Ithell Colquhoun studied at Cheltenham Art School (1925 - 7) and the Slade School of Fine Art (1927 - 31), winning joint first prize in the 1929 Summer Composition Competition. After discovering Surrealism in Paris in 1932, she held her first solo exhibition at Cheltenham Art Gallery in 1936 and in 1939 joined the British Surrealist Group, showing alongside Roland Penrose at the Mayor Gallery that June. She was particularly interested in automatic painting and how it could unlock not just the unconscious mind but also the mystical.
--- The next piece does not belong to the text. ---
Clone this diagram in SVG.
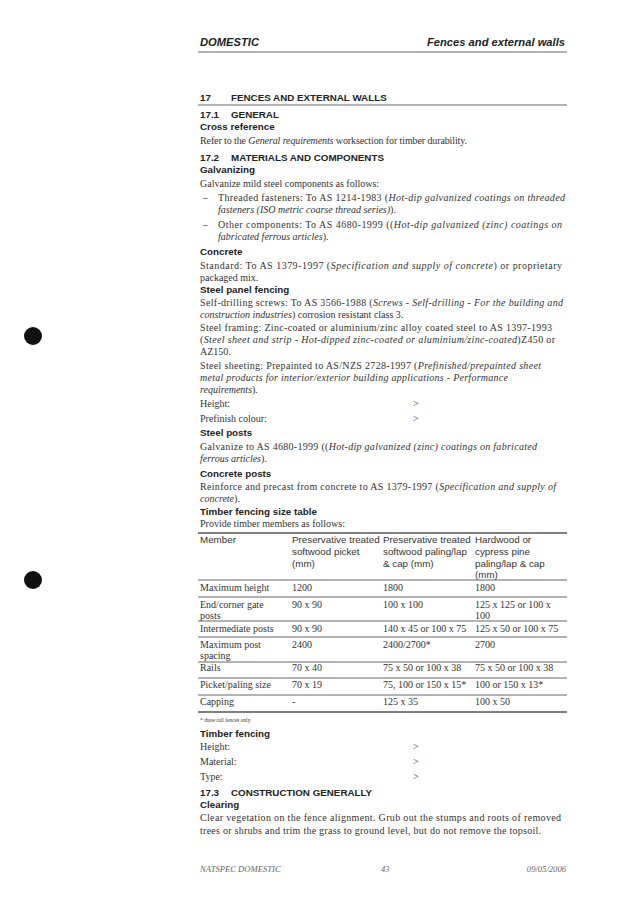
<svg xmlns="http://www.w3.org/2000/svg" width="637" height="914" viewBox="0 0 637 914">
<style>
.b{font-family:"Liberation Serif",serif;font-size:10px;fill:#333}
.h{font-family:"Liberation Sans",Arial,sans-serif;font-size:9.8px;font-weight:bold;fill:#222}
.t{font-family:"Liberation Sans",Arial,sans-serif;font-size:9.8px;fill:#333}
.c{font-family:"Liberation Serif",serif;font-size:10px;fill:#333}
.i{font-style:italic}
.ln{stroke:#666;stroke-width:1}
.hd{font-size:11.2px}
.ft{font-size:8.6px;fill:#666}
</style>
<rect width="637" height="914" fill="#fff"/>
<g id="header">
<text x="200" y="46" class="h i hd">DOMESTIC</text>
<text x="565" y="46" class="h i hd" text-anchor="end">Fences and external walls</text>
<line x1="198" y1="52" x2="567" y2="52" class="ln"/>
</g>
<g id="dots">
<circle cx="33" cy="336" r="9" fill="#111"/>
<circle cx="33" cy="580" r="9" fill="#111"/>
</g>
<g id="body">
<text x="200" y="101" class="h">17<tspan x="231">FENCES AND EXTERNAL WALLS</tspan></text>
<line x1="198" y1="105" x2="567" y2="105" class="ln"/>
<text x="200" y="118" class="h">17.1<tspan x="231">GENERAL</tspan></text>
<text x="200" y="130" class="h">Cross reference</text>
<text x="200" y="144" class="b" textLength="267">Refer to the <tspan class="i">General requirements</tspan> worksection for timber durability.</text>
<text x="200" y="161" class="h">17.2<tspan x="231">MATERIALS AND COMPONENTS</tspan></text>
<text x="200" y="173" class="h">Galvanizing</text>
<text x="200" y="187" class="b">Galvanize mild steel components as follows:</text>
<text x="203" y="201" class="b">–</text>
<text x="218" y="201" class="b" textLength="347">Threaded fasteners: To AS 1214-1983 (<tspan class="i">Hot-dip galvanized coatings on threaded</tspan></text>
<text x="218" y="213" class="b"><tspan class="i">fasteners (ISO metric coarse thread series)</tspan>).</text>
<text x="203" y="228" class="b">–</text>
<text x="218" y="228" class="b" textLength="344">Other components: To AS 4680-1999 ((<tspan class="i">Hot-dip galvanized (zinc) coatings on</tspan></text>
<text x="218" y="240" class="b"><tspan class="i">fabricated ferrous articles</tspan>).</text>
<text x="200" y="255" class="h">Concrete</text>
<text x="200" y="269" class="b" textLength="362">Standard: To AS 1379-1997 (<tspan class="i">Specification and supply of concrete</tspan>) or proprietary</text>
<text x="200" y="281" class="b">packaged mix.</text>
<text x="200" y="293" class="h">Steel panel fencing</text>
<text x="200" y="306" class="b" textLength="363">Self-drilling screws: To AS 3566-1988 (<tspan class="i">Screws - Self-drilling - For the building and</tspan></text>
<text x="200" y="318" class="b"><tspan class="i">construction industries</tspan>) corrosion resistant class 3.</text>
<text x="200" y="331" class="b" textLength="352">Steel framing: Zinc-coated or aluminium/zinc alloy coated steel to AS 1397-1993</text>
<text x="200" y="343" class="b" textLength="355">(<tspan class="i">Steel sheet and strip - Hot-dipped zinc-coated or aluminium/zinc-coated</tspan>)Z450 or</text>
<text x="200" y="355" class="b">AZ150.</text>
<text x="200" y="369" class="b" textLength="341">Steel sheeting: Prepainted to AS/NZS 2728-1997 (<tspan class="i">Prefinished/prepainted sheet</tspan></text>
<text x="200" y="381" class="b i" textLength="308">metal products for interior/exterior building applications - Performance</text>
<text x="200" y="393" class="b"><tspan class="i">requirements</tspan>).</text>
<text x="200" y="407" class="b">Height:</text><text x="413" y="407" class="b">&gt;</text>
<text x="200" y="422" class="b">Prefinish colour:</text><text x="413" y="422" class="b">&gt;</text>
<text x="200" y="436" class="h">Steel posts</text>
<text x="200" y="450" class="b" textLength="337">Galvanize to AS 4680-1999 ((<tspan class="i">Hot-dip galvanized (zinc) coatings on fabricated</tspan></text>
<text x="200" y="462" class="b"><tspan class="i">ferrous articles</tspan>).</text>
<text x="200" y="477" class="h">Concrete posts</text>
<text x="200" y="490" class="b" textLength="356">Reinforce and precast from concrete to AS 1379-1997 (<tspan class="i">Specification and supply of</tspan></text>
<text x="200" y="502" class="b"><tspan class="i">concrete</tspan>).</text>
<text x="200" y="515" class="h">Timber fencing size table</text>
<text x="200" y="527" class="b">Provide timber members as follows:</text>
</g>
<g id="table">
<line x1="198" y1="533" x2="567" y2="533" stroke="#555" stroke-width="1.5"/>
<line x1="198" y1="580" x2="567" y2="580" class="ln"/>
<line x1="198" y1="597" x2="567" y2="597" class="ln"/>
<line x1="198" y1="621" x2="567" y2="621" class="ln"/>
<line x1="198" y1="637" x2="567" y2="637" class="ln"/>
<line x1="198" y1="662" x2="567" y2="662" class="ln"/>
<line x1="198" y1="678" x2="567" y2="678" class="ln"/>
<line x1="198" y1="695" x2="567" y2="695" class="ln"/>
<line x1="198" y1="712" x2="567" y2="712" stroke="#555" stroke-width="1.5"/>
<text class="t" x="200" y="543">Member</text>
<text class="t" x="292" y="543">Preservative treated</text>
<text class="t" x="292" y="555">softwood picket</text>
<text class="t" x="292" y="567">(mm)</text>
<text class="t" x="383" y="543">Preservative treated</text>
<text class="t" x="383" y="555">softwood paling/lap</text>
<text class="t" x="383" y="567">&amp; cap (mm)</text>
<text class="t" x="475" y="543">Hardwood or</text>
<text class="t" x="475" y="555">cypress pine</text>
<text class="t" x="475" y="567">paling/lap &amp; cap</text>
<text class="t" x="475" y="578">(mm)</text>
<text class="c" x="200" y="591">Maximum height</text><text class="c" x="292" y="591">1200</text><text class="c" x="383" y="591">1800</text><text class="c" x="475" y="591">1800</text>
<text class="c" x="200" y="608">End/corner gate</text><text class="c" x="200" y="619">posts</text><text class="c" x="292" y="608">90 x 90</text><text class="c" x="383" y="608">100 x 100</text><text class="c" x="475" y="608">125 x 125 or 100 x</text><text class="c" x="475" y="619">100</text>
<text class="c" x="200" y="632">Intermediate posts</text><text class="c" x="292" y="632">90 x 90</text><text class="c" x="383" y="632">140 x 45 or 100 x 75</text><text class="c" x="475" y="632">125 x 50 or 100 x 75</text>
<text class="c" x="200" y="648">Maximum post</text><text class="c" x="200" y="659">spacing</text><text class="c" x="292" y="648">2400</text><text class="c" x="383" y="648">2400/2700*</text><text class="c" x="475" y="648">2700</text>
<text class="c" x="200" y="671">Rails</text><text class="c" x="292" y="671">70 x 40</text><text class="c" x="383" y="671">75 x 50 or 100 x 38</text><text class="c" x="475" y="671">75 x 50 or 100 x 38</text>
<text class="c" x="200" y="688">Picket/paling size</text><text class="c" x="292" y="688">70 x 19</text><text class="c" x="383" y="688">75, 100 or 150 x 15*</text><text class="c" x="475" y="688">100 or 150 x 13*</text>
<text class="c" x="200" y="705">Capping</text><text class="c" x="292" y="705">-</text><text class="c" x="383" y="705">125 x 35</text><text class="c" x="475" y="705">100 x 50</text>
<text class="b" x="200" y="722" style="font-size:5.5px">* three rail fences only</text>
</g>
<g id="body2">
<text x="200" y="737" class="h">Timber fencing</text>
<text x="200" y="750" class="b">Height:</text><text x="413" y="750" class="b">&gt;</text>
<text x="200" y="765" class="b">Material:</text><text x="413" y="765" class="b">&gt;</text>
<text x="200" y="780" class="b">Type:</text><text x="413" y="780" class="b">&gt;</text>
<text x="200" y="796" class="h">17.3<tspan x="231">CONSTRUCTION GENERALLY</tspan></text>
<text x="200" y="808" class="h">Clearing</text>
<text x="200" y="821" class="b" textLength="361">Clear vegetation on the fence alignment. Grub out the stumps and roots of removed</text>
<text x="200" y="834" class="b" textLength="341">trees or shrubs and trim the grass to ground level, but do not remove the topsoil.</text>
</g>
<g id="footer">
<text x="200" y="872" class="b i ft">NATSPEC DOMESTIC</text>
<text x="381" y="872" class="b i ft">43</text>
<text x="566" y="872" class="b i ft" text-anchor="end">09/05/2006</text>
</g>
</svg>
Despite her expulsion from the British Surrealist Group in 1940 due to her increasing preoccupation with the occult, Colquhoun remained active in Surrealist circles; she was married to Toni del Renzio from 1943 - 48. She wrote and illustrated numerous books, including The Living Stones: Cornwall (1957), and exhibited in London at the Leicester Galleries and with the London Group, as well as in Regional galleries and abroad. She took part in several Surrealist retrospectives in the 1970s, including a solo show at the Newlyn Gallery in 1976, and the terms of her will bequeathed her studio (over 3000 works) to the National Trust, which in 2019 was transferred to Tate.